» PROVIDED INFORMATION:
"""

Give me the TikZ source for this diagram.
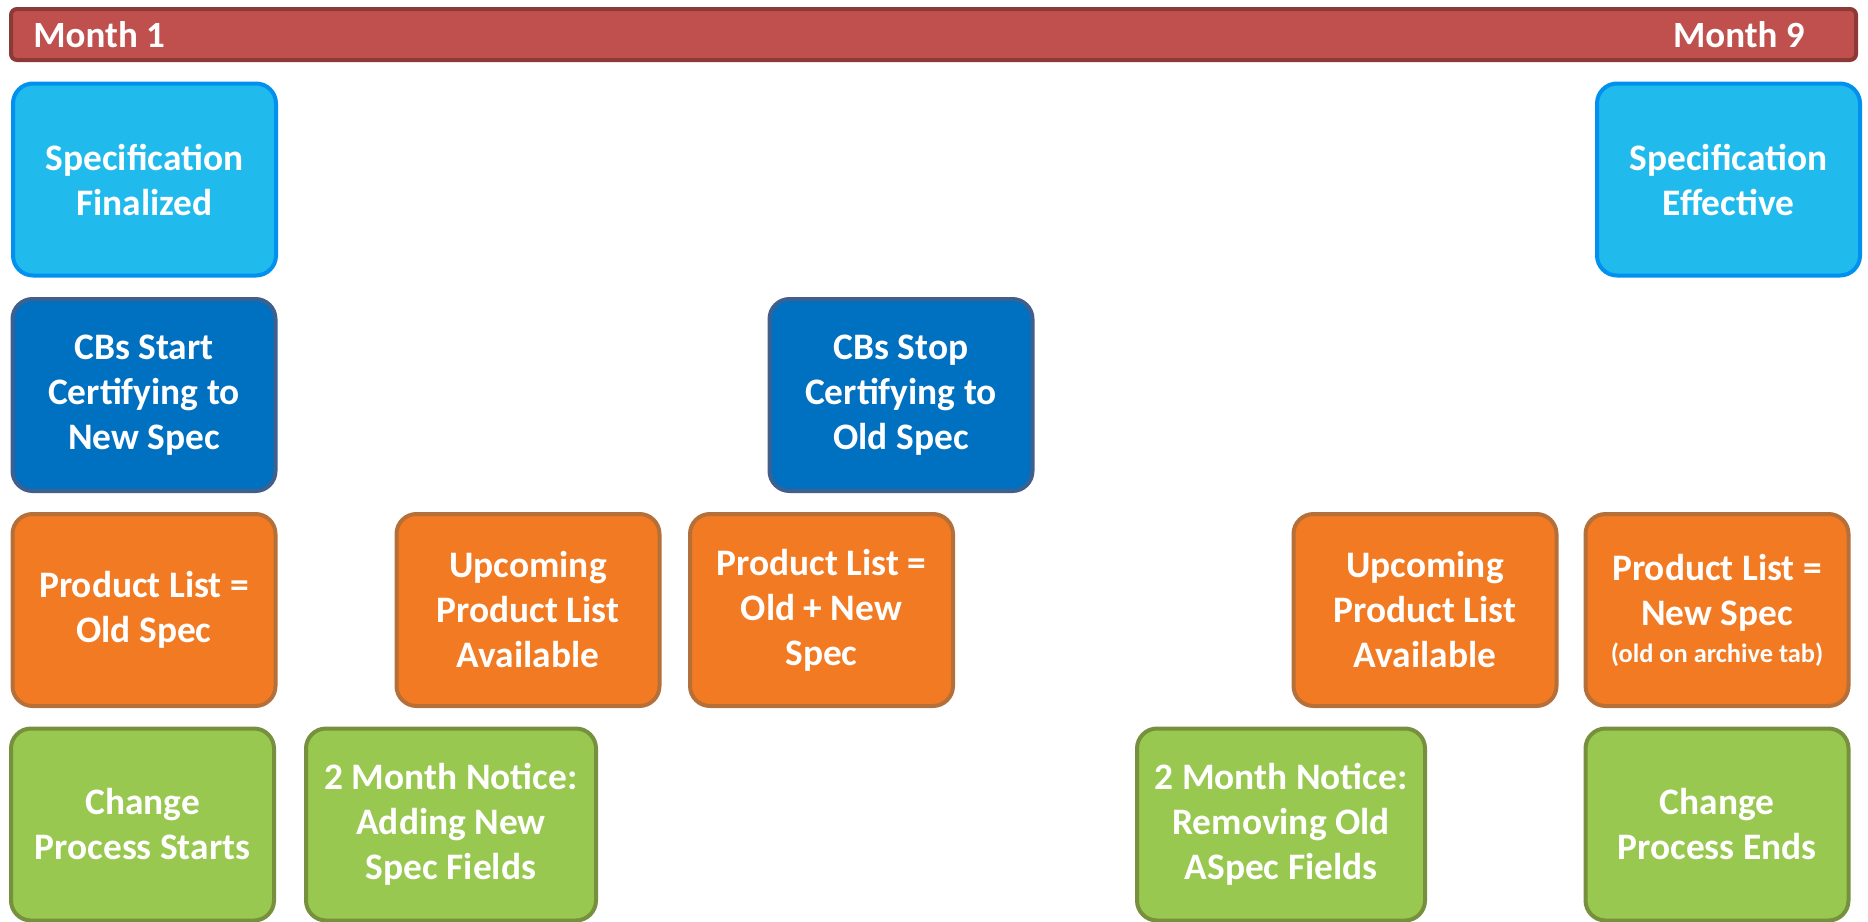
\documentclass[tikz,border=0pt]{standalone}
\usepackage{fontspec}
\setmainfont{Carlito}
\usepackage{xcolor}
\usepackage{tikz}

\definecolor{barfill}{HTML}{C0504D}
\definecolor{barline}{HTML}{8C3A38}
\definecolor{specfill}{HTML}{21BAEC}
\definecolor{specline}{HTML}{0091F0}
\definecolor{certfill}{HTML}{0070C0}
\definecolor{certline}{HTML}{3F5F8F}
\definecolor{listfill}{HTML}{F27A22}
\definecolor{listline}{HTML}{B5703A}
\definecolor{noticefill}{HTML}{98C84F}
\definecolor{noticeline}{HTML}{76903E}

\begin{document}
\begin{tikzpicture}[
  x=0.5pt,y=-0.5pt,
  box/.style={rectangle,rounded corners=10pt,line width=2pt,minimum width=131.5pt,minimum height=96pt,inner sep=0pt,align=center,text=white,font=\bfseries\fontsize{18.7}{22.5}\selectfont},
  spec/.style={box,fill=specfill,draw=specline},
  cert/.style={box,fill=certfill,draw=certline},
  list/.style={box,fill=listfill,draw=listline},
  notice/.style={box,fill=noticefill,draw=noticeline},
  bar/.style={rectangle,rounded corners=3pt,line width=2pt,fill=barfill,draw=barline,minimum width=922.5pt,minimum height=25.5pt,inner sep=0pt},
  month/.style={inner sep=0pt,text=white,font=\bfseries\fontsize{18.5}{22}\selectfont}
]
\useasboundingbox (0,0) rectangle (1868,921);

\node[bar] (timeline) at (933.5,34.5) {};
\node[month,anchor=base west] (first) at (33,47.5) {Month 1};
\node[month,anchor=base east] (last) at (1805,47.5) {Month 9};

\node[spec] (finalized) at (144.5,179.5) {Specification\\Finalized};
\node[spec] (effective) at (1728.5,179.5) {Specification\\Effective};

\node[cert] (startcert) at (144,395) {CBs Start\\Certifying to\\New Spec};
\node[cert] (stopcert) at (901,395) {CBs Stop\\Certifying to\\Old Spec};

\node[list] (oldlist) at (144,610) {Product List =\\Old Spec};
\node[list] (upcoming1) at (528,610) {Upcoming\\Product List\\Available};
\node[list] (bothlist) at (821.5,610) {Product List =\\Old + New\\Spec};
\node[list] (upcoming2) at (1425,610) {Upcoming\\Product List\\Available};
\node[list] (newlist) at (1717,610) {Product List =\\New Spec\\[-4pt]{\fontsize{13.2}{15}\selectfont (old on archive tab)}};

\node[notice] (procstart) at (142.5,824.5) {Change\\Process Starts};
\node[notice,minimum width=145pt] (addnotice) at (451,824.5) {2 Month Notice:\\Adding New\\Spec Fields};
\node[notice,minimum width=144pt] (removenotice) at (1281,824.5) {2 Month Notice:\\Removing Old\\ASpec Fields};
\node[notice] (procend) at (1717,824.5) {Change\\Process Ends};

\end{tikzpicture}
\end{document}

"""
"""

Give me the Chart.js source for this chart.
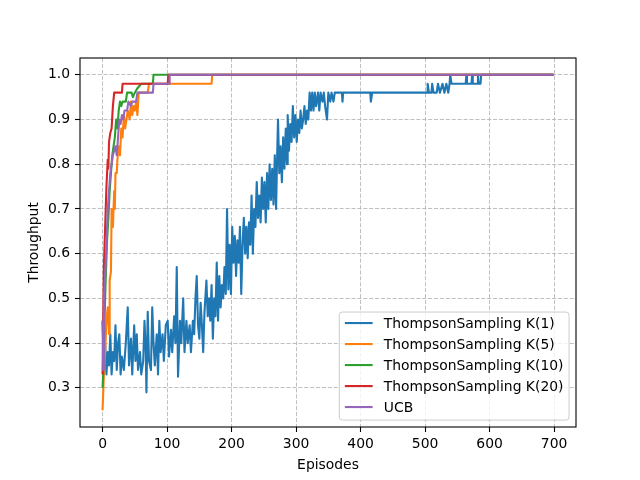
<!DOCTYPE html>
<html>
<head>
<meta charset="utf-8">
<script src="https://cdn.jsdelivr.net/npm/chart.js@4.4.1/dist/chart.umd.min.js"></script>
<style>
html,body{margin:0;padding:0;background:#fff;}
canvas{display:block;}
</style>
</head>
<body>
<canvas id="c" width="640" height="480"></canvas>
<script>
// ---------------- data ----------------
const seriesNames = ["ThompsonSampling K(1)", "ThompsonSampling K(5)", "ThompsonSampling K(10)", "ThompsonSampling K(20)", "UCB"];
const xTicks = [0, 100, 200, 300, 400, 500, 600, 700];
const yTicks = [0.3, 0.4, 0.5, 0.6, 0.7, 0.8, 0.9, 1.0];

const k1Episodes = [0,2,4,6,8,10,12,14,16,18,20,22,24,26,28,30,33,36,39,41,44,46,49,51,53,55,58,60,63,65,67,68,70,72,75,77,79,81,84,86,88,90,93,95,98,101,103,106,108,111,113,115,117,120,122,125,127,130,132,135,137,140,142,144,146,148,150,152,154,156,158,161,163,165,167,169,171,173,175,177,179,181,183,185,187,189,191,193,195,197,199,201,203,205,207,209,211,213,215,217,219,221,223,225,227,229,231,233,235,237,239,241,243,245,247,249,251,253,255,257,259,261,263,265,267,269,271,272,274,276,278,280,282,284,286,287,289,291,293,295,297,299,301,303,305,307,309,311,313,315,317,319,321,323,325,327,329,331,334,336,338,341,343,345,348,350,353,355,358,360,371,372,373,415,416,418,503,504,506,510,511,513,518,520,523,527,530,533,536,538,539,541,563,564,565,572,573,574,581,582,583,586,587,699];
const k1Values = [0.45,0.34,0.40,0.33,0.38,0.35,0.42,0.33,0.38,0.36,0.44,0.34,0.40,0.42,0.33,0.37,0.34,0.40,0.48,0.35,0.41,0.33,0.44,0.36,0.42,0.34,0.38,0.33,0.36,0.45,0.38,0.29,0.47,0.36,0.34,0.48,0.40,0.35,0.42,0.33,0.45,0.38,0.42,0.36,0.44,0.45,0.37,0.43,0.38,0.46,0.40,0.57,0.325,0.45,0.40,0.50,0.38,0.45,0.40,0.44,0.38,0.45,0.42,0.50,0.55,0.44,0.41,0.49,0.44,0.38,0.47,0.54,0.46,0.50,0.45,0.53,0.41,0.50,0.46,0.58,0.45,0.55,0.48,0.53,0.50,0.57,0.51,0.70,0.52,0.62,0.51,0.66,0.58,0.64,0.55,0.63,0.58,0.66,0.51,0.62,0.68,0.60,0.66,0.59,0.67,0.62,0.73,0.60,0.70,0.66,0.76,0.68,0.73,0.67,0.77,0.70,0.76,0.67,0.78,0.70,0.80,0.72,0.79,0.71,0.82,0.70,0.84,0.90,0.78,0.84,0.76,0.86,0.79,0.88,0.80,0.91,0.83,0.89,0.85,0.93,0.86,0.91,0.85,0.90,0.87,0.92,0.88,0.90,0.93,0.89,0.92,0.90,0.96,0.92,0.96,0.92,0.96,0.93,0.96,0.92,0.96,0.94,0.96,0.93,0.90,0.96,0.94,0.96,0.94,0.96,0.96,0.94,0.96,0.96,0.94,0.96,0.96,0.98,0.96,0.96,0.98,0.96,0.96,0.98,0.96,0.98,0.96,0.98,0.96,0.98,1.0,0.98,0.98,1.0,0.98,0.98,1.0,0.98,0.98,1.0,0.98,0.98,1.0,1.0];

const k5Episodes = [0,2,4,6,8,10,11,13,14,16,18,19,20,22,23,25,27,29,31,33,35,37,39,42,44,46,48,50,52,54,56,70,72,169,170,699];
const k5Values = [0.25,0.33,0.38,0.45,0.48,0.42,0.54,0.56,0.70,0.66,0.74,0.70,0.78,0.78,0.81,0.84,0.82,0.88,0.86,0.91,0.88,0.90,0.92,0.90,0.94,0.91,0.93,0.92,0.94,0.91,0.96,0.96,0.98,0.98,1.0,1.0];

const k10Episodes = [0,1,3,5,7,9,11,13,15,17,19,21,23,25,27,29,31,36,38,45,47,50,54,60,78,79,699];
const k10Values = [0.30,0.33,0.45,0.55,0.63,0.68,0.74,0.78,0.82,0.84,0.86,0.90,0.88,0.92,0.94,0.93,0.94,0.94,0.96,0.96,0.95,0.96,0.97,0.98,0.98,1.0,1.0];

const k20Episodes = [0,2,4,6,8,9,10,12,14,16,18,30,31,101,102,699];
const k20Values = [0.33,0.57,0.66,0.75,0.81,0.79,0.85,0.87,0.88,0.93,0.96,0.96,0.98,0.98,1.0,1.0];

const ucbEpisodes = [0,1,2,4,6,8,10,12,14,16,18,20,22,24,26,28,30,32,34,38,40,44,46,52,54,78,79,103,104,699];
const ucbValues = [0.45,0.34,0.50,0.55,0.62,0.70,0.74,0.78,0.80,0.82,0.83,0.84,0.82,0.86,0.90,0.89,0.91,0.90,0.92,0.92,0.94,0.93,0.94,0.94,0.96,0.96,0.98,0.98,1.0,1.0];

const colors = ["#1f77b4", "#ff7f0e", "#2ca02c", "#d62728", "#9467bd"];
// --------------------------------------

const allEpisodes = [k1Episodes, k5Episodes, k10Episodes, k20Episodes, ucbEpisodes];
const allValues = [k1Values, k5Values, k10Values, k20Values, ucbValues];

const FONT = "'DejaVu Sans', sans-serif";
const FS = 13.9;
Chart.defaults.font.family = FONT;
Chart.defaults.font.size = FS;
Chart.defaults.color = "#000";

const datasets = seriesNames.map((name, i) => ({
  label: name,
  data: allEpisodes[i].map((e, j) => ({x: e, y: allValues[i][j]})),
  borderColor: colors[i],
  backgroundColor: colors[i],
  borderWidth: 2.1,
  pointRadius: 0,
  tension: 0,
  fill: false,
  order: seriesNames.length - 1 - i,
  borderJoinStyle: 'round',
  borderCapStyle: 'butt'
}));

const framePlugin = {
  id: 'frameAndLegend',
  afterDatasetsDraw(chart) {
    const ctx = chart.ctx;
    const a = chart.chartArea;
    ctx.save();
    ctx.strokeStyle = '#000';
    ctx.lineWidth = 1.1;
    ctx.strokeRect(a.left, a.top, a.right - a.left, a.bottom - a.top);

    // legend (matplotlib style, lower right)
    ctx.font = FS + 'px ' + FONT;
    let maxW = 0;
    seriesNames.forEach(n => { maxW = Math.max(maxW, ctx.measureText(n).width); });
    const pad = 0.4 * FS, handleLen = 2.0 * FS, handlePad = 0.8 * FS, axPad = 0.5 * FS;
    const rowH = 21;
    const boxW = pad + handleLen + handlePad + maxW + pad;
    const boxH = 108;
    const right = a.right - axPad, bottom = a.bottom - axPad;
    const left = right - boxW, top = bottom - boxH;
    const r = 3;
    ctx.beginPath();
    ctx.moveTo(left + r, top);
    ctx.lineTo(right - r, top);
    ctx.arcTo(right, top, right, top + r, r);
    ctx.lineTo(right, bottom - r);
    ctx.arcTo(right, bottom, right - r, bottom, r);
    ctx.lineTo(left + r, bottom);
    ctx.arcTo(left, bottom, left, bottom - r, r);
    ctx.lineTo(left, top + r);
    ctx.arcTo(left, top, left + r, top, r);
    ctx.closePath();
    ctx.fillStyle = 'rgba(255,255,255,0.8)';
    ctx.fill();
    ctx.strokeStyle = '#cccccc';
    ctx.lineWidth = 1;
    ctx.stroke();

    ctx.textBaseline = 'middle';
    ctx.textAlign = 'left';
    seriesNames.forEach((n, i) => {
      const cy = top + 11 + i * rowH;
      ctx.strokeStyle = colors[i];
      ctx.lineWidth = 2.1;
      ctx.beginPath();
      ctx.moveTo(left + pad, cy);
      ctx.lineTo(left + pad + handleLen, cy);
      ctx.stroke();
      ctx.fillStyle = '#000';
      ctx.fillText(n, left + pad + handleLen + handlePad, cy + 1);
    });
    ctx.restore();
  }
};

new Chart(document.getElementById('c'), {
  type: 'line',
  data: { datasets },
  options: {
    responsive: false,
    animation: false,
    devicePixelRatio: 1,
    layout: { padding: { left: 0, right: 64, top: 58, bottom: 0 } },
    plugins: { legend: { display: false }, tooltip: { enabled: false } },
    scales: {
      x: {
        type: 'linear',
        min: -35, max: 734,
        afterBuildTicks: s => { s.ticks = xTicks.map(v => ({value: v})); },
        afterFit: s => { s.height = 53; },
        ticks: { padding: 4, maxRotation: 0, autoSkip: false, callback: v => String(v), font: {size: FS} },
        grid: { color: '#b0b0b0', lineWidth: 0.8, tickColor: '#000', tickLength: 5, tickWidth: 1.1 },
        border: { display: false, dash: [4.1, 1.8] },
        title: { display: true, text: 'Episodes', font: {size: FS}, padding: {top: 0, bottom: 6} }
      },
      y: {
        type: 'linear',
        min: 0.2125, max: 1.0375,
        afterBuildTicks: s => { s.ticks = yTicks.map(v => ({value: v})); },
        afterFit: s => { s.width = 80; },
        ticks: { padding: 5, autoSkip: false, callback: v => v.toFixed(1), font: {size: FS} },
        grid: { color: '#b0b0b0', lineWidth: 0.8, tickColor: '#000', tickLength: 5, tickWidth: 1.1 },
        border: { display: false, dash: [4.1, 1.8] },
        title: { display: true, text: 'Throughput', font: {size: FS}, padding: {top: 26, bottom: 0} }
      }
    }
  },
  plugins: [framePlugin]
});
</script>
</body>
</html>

"""
"""

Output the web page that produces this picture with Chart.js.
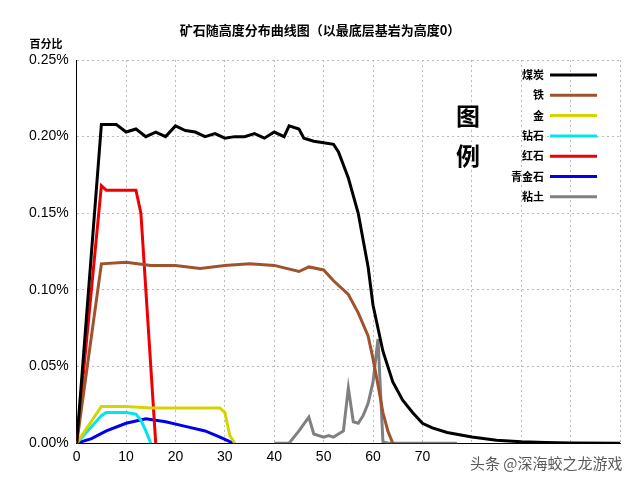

"""

» REQUIRED WORK: Copy the lines above exactly, starting at the one with "Give me the Chart.js source for this chart." and ending at the one with "const yTicks = [0.3, 0.4, 0.5, 0.6, 0.7, 0.8, 0.9, 1.0];", both included. Leave out any pictures and add nothing else.

» RESPONSE:
Give me the Chart.js source for this chart.
<!DOCTYPE html>
<html>
<head>
<meta charset="utf-8">
<script src="https://cdn.jsdelivr.net/npm/chart.js@4.4.1/dist/chart.umd.min.js"></script>
<style>
html,body{margin:0;padding:0;background:#fff;}
canvas{display:block;}
</style>
</head>
<body>
<canvas id="c" width="640" height="480"></canvas>
<script>
// ---------------- data ----------------
const seriesNames = ["ThompsonSampling K(1)", "ThompsonSampling K(5)", "ThompsonSampling K(10)", "ThompsonSampling K(20)", "UCB"];
const xTicks = [0, 100, 200, 300, 400, 500, 600, 700];
const yTicks = [0.3, 0.4, 0.5, 0.6, 0.7, 0.8, 0.9, 1.0];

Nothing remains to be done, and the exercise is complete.